▶ _To do_
Would you quote the material below in full and unchanged?

══ Supplied data

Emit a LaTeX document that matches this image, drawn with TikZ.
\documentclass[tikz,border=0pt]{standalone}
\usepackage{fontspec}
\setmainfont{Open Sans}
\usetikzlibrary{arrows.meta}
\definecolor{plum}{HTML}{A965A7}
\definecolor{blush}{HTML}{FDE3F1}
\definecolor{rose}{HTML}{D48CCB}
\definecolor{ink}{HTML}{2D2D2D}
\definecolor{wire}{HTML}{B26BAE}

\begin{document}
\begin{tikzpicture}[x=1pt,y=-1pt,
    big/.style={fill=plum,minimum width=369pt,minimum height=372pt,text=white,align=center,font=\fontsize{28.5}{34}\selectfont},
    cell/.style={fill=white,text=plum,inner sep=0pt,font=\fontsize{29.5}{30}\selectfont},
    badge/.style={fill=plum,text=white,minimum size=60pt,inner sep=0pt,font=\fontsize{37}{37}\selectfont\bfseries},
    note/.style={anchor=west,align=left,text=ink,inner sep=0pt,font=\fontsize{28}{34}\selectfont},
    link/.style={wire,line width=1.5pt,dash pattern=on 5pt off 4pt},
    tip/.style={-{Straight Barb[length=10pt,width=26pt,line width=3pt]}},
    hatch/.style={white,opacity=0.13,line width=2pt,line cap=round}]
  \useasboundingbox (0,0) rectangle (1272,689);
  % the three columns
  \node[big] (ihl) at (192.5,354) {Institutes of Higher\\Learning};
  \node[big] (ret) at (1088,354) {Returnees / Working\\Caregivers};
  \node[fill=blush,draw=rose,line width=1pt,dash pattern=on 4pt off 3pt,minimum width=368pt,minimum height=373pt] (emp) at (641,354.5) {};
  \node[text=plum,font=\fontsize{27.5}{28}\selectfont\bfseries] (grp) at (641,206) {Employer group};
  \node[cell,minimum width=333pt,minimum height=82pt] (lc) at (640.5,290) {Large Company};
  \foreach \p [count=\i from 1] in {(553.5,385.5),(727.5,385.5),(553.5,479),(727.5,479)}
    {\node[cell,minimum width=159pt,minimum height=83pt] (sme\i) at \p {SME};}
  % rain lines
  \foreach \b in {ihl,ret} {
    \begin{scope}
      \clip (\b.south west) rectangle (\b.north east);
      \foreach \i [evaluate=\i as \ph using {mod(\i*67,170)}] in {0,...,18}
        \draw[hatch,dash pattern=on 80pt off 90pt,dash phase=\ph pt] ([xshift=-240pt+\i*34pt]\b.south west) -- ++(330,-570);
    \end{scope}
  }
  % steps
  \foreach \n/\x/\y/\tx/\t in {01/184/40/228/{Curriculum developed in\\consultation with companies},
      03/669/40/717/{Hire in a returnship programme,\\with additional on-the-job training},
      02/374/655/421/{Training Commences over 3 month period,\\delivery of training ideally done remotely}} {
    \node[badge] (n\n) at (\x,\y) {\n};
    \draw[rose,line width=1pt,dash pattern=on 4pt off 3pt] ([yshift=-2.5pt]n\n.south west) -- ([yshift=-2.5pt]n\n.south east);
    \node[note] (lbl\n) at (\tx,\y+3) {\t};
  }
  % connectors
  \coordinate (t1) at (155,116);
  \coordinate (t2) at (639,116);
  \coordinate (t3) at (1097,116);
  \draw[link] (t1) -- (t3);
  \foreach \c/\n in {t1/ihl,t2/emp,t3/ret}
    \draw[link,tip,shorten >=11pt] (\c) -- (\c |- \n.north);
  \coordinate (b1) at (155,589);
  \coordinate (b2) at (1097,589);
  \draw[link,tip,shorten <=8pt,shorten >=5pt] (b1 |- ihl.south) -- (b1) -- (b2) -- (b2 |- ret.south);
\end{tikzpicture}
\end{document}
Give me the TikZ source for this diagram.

════

▶ _Exercise output_
Emit a LaTeX document that matches this image, drawn with TikZ.
\documentclass[tikz,border=0pt]{standalone}
\usepackage{fontspec}
\setmainfont{Open Sans}
\usetikzlibrary{arrows.meta}
\definecolor{plum}{HTML}{A965A7}
\definecolor{blush}{HTML}{FDE3F1}
\definecolor{rose}{HTML}{D48CCB}
\definecolor{ink}{HTML}{2D2D2D}
\definecolor{wire}{HTML}{B26BAE}

\begin{document}
\begin{tikzpicture}[x=1pt,y=-1pt,
    big/.style={fill=plum,minimum width=369pt,minimum height=372pt,text=white,align=center,font=\fontsize{28.5}{34}\selectfont},
    cell/.style={fill=white,text=plum,inner sep=0pt,font=\fontsize{29.5}{30}\selectfont},
    badge/.style={fill=plum,text=white,minimum size=60pt,inner sep=0pt,font=\fontsize{37}{37}\selectfont\bfseries},
    note/.style={anchor=west,align=left,text=ink,inner sep=0pt,font=\fontsize{28}{34}\selectfont},
    link/.style={wire,line width=1.5pt,dash pattern=on 5pt off 4pt},
    tip/.style={-{Straight Barb[length=10pt,width=26pt,line width=3pt]}},
    hatch/.style={white,opacity=0.13,line width=2pt,line cap=round}]
  \useasboundingbox (0,0) rectangle (1272,689);
  % the three columns
  \node[big] (ihl) at (192.5,354) {Institutes of Higher\\Learning};
  \node[big] (ret) at (1088,354) {Returnees / Working\\Caregivers};
  \node[fill=blush,draw=rose,line width=1pt,dash pattern=on 4pt off 3pt,minimum width=368pt,minimum height=373pt] (emp) at (641,354.5) {};
  \node[text=plum,font=\fontsize{27.5}{28}\selectfont\bfseries] (grp) at (641,206) {Employer group};
  \node[cell,minimum width=333pt,minimum height=82pt] (lc) at (640.5,290) {Large Company};
  \foreach \p [count=\i from 1] in {(553.5,385.5),(727.5,385.5),(553.5,479),(727.5,479)}
    {\node[cell,minimum width=159pt,minimum height=83pt] (sme\i) at \p {SME};}
  % rain lines
  \foreach \b in {ihl,ret} {
    \begin{scope}
      \clip (\b.south west) rectangle (\b.north east);
      \foreach \i [evaluate=\i as \ph using {mod(\i*67,170)}] in {0,...,18}
        \draw[hatch,dash pattern=on 80pt off 90pt,dash phase=\ph pt] ([xshift=-240pt+\i*34pt]\b.south west) -- ++(330,-570);
    \end{scope}
  }
  % steps
  \foreach \n/\x/\y/\tx/\t in {01/184/40/228/{Curriculum developed in\\consultation with companies},
      03/669/40/717/{Hire in a returnship programme,\\with additional on-the-job training},
      02/374/655/421/{Training Commences over 3 month period,\\delivery of training ideally done remotely}} {
    \node[badge] (n\n) at (\x,\y) {\n};
    \draw[rose,line width=1pt,dash pattern=on 4pt off 3pt] ([yshift=-2.5pt]n\n.south west) -- ([yshift=-2.5pt]n\n.south east);
    \node[note] (lbl\n) at (\tx,\y+3) {\t};
  }
  % connectors
  \coordinate (t1) at (155,116);
  \coordinate (t2) at (639,116);
  \coordinate (t3) at (1097,116);
  \draw[link] (t1) -- (t3);
  \foreach \c/\n in {t1/ihl,t2/emp,t3/ret}
    \draw[link,tip,shorten >=11pt] (\c) -- (\c |- \n.north);
  \coordinate (b1) at (155,589);
  \coordinate (b2) at (1097,589);
  \draw[link,tip,shorten <=8pt,shorten >=5pt] (b1 |- ihl.south) -- (b1) -- (b2) -- (b2 |- ret.south);
\end{tikzpicture}
\end{document}
Give me the TikZ source for this diagram.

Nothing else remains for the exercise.